Three centuries later, City Hall plans to return to this idea and work toward transforming St. Petersburg into Europe’s largest art and cultural center and a core of creative human resources.
According to the city’s Cultural Sphere Development Concept, from 2012 to 2014 creative industries are the primary innovative key to the city’s artistic and cultural development. “Right now, St. Petersburg’s main advantage is its culture,” the plan’s authors say.
The concept hails cooperation as the most effective way of generating new ideas and increasing creative potential. Several communities of creative professionals such as Taiga have recently been formed, but they are still a new concept in Russia. More areas for public development, including recreation and entertainment, are part of the plan.
The redevelopment of areas to be transformed into creative and cultural zones is currently of key interest to the project, following on the heels of Moscow’s Winzavod Contemporary Art Center, Flacon Design Factory and the Garage Center for Contemporary Culture, which were erected on the sites of former factories and a bus depot.

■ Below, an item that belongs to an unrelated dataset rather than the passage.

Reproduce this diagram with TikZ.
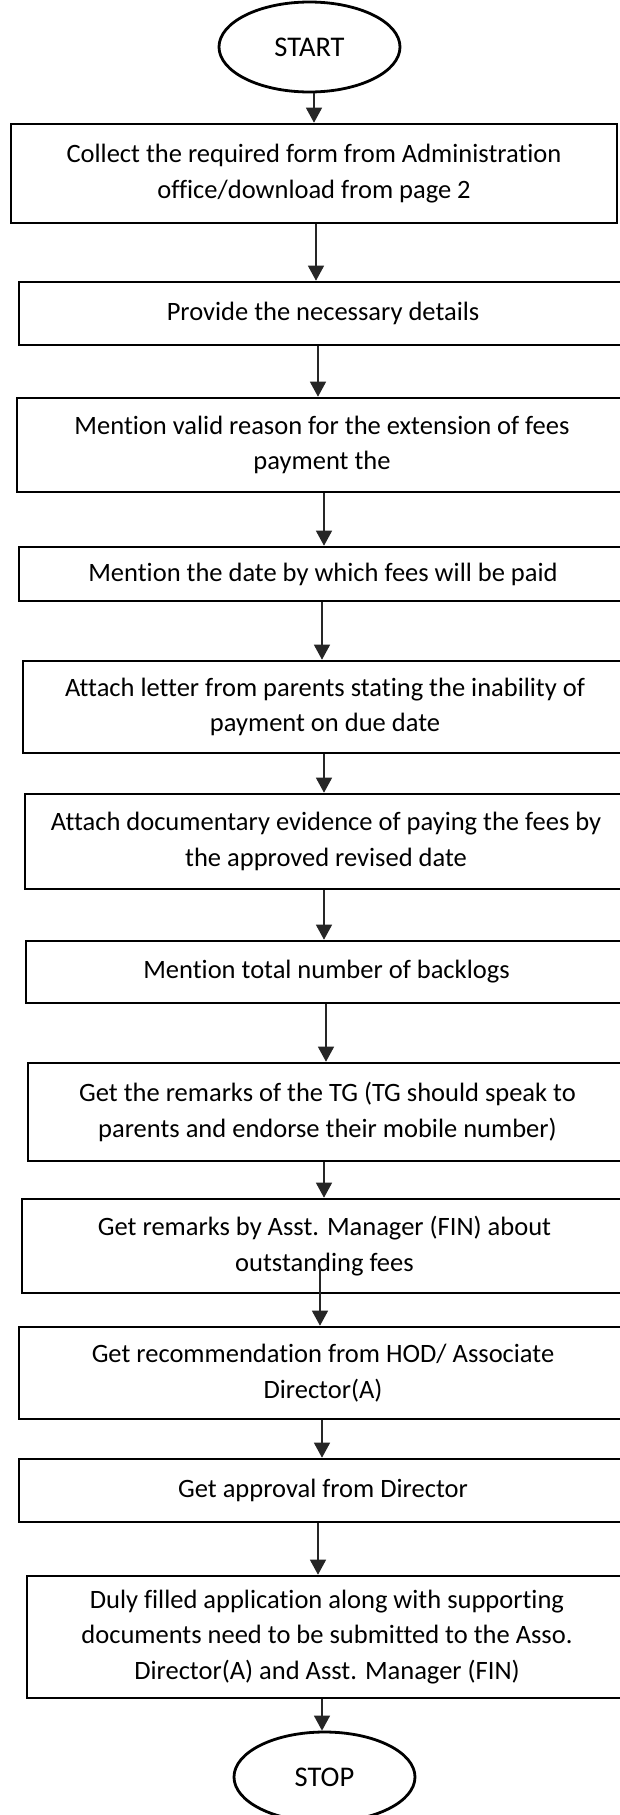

“Development of such places should be more intensive, it’s necessary to situate them throughout the city and into suburban areas,” Anna Manjuk of the Flacon Design Factory said at a roundtable discussion of the city’s cultural development at the Urban Development and Politics in Europe and Russia conference.
“A city is a complex and comprehensive system. It is impossible to confine its development to one sphere,”Anton Finogenov from the company Urbanica said at the round table.
“A city should have a high cultural level, but that’s not enough to make a city comfortable for residents. It is important not to turn the city into an illusion or movie set that hides its real problems,” Anna Karpenko, a researcher from Kaliningrad, added.
During the next three years the city plans to allocate some 3.5 percent of budget funds to cultural development. All other expenses must be covered by the private sector and cultural enterprises themselves, most of which have been switched to independent funding.